No, wait! You can’t leave me hanging like that!!! And if I Google it, the government’s gonna start watching me!
Wow – yeah… it looks like the pin on pinterest left out a step… the terra cotta pot just needed to have some air between it and the deck (like bricks or those flower pot feet — http://www.earthlygoods.com/garden_whimsy/pot_feet.html ). I use a terra cotta pot as a smoker — Alton Brown was sure to mention needing to get some air between the flower pot and the ground. That one little step, had it been mentioned, would have saved your deck. 😛
But it wouldn’t have been NEARLY as funny! Of course, I’m talented enough to set the bricks on fire by mistake, too!
Now I feel better about pinning all these cool things I should do but never end up doing 😉
Don’t do them! Whatever you do, DON’T! Except microwaving a bar of Ivory soap. That was really cool, and I did that even after burning my house.
What happens why you microwave a bar of ivory soap?!
Great post btw I think my ex husband would have been the one to try this and I would have blown up…but pinning is so fun even if you rarely attempt a pin.

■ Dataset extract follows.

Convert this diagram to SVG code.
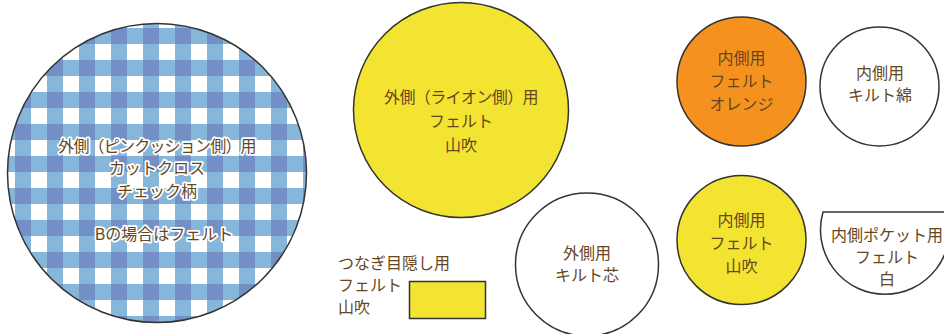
<svg xmlns="http://www.w3.org/2000/svg" width="944" height="334" viewBox="0 0 944 334">
<defs>
<pattern id="gingham" patternUnits="userSpaceOnUse" x="15" y="28" width="32" height="32">
<rect x="0" y="0" width="32" height="32" fill="#ffffff"/>
<rect x="0" y="0" width="16" height="32" fill="#86b6da"/>
<rect x="0" y="0" width="32" height="16" fill="#86b6da"/>
<rect x="0" y="0" width="16" height="16" fill="#7290c6"/>
</pattern>
</defs>
<style>
.shape{stroke:#333333;stroke-width:1.5}
.lbl{font-family:"Noto Sans CJK JP","Noto Sans",sans-serif;font-size:16px;fill:#66461e;text-anchor:middle}
.halo{stroke:#ffffff;stroke-width:3.5px;stroke-linejoin:round;paint-order:stroke}
.left{text-anchor:start}
</style>
<g id="node-gingham">
<circle class="shape" cx="157" cy="173" r="149.5" fill="url(#gingham)"/>
<text class="lbl halo" x="157" y="152" letter-spacing="-0.8">外側（ピンクッション側）用</text>
<text class="lbl halo" x="157" y="174">カットクロス</text>
<text class="lbl halo" x="157" y="197">チェック柄</text>
<text class="lbl halo" x="164" y="240">Bの場合はフェルト</text>
</g>
<g id="node-lion">
<circle class="shape" cx="461" cy="110" r="107.5" fill="#f3e431"/>
<text class="lbl" x="461" y="103" letter-spacing="-0.6">外側（ライオン側）用</text>
<text class="lbl" x="461" y="127">フェルト</text>
<text class="lbl" x="461" y="151">山吹</text>
</g>
<g id="node-quilt-core">
<circle class="shape" cx="587" cy="264.5" r="71.5" fill="#ffffff"/>
<text class="lbl" x="587" y="259">外側用</text>
<text class="lbl" x="587" y="281">キルト芯</text>
</g>
<g id="node-joint">
<text class="lbl left" x="338" y="269">つなぎ目隠し用</text>
<text class="lbl left" x="338" y="291">フェルト</text>
<text class="lbl left" x="338" y="313">山吹</text>
<rect class="shape" x="409.5" y="281.5" width="76" height="37" fill="#f3e431"/>
</g>
<g id="node-orange">
<circle class="shape" cx="741.5" cy="81.5" r="64.5" fill="#f5921f"/>
<text class="lbl" x="741.5" y="64">内側用</text>
<text class="lbl" x="741.5" y="87">フェルト</text>
<text class="lbl" x="741.5" y="110">オレンジ</text>
</g>
<g id="node-quilt-cotton">
<circle class="shape" cx="879.5" cy="86.5" r="59.5" fill="#ffffff"/>
<text class="lbl" x="880" y="79">内側用</text>
<text class="lbl" x="880" y="101">キルト綿</text>
</g>
<g id="node-inner-yellow">
<circle class="shape" cx="741.5" cy="240" r="64.5" fill="#f3e431"/>
<text class="lbl" x="741.5" y="226">内側用</text>
<text class="lbl" x="741.5" y="249">フェルト</text>
<text class="lbl" x="741.5" y="272">山吹</text>
</g>
<g id="node-pocket">
<path class="shape" d="M823 212 A64.5 64.5 0 1 0 947 212 Z" fill="#ffffff"/>
<text class="lbl" x="887" y="241">内側ポケット用</text>
<text class="lbl" x="887" y="263">フェルト</text>
<text class="lbl" x="887" y="285">白</text>
</g>
<g id="connectors"></g>
</svg>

The soap is awesome. It MUST be Ivory. I put mine in a large glass pan and microwaved it for three minutes, stopping it whenever I felt like it. It turns into a massive cloud-shaped thing. I figured out the best thing is if you EVER need soap flakes for some reason (I don’t know why you would, but if you did) this is the absolute easiest way to do it because it literally crumbles in your hand.
Now if you were really clever, you would have found some way to fool your husband into thinking he’d done it 😉 I once watched Mum pull a tap off the wall. She looked at it, looked at me, then stuck it back, balanced precariously, and said ‘Next time your father tries to turn the tap on, he’ll think he did it!’
Yeah, OK, convincing your hubby he burned a whole in your house is a tad harder… I got nothing. But think about it! 🙂
You. Are. A. Genius! Mwaahaahaa!
That’ll teach ya! Never try anything you read about online.
So far, we’re about 0 for 5 on things I saw on Pinterest.
That sounds very male; did you accidentally eat a testosterone tablet? That’s the only way I can see a woman doing something so stupid only a man could do it and added to that you tried to hide it, which is very male.
Now, now…let’s not call names! I don’t object to being called stupid, it’s the being compared to a man! 🙂
Opened my mouth and put my foot in it! I’m packed full of masculinity today. I’ll do the feminine thing and apologize sincerely. (Hey I’m communicating meaningfully… don’t tell the lads).
Your very sincere and kind apology just cost you your Man Card.
I’M DYING HERE! This was hilarious! It’s because the pot had a hole at the bottom right? If there wasn’t a hole, this would never have happened, I’m sure of it!
eden
No, I’m pretty sure that any time someone hands me any kind of fire, this is going to happen. But thanks for stating that it wasn’t my fault!
How did the marshmallows turn out? Maybe you could just use fewer briquettes? I thought the home made “green egg” was awesome…well till I saw the hole. Hysterical.
The marshmallows, for the record, were awesome.
Would ya just go on and get your damn late night comedy show already? You could be billed as Ellen, with zip.
Thanks! I do really wish that I was just funny and not simply reporting the facts from my own life.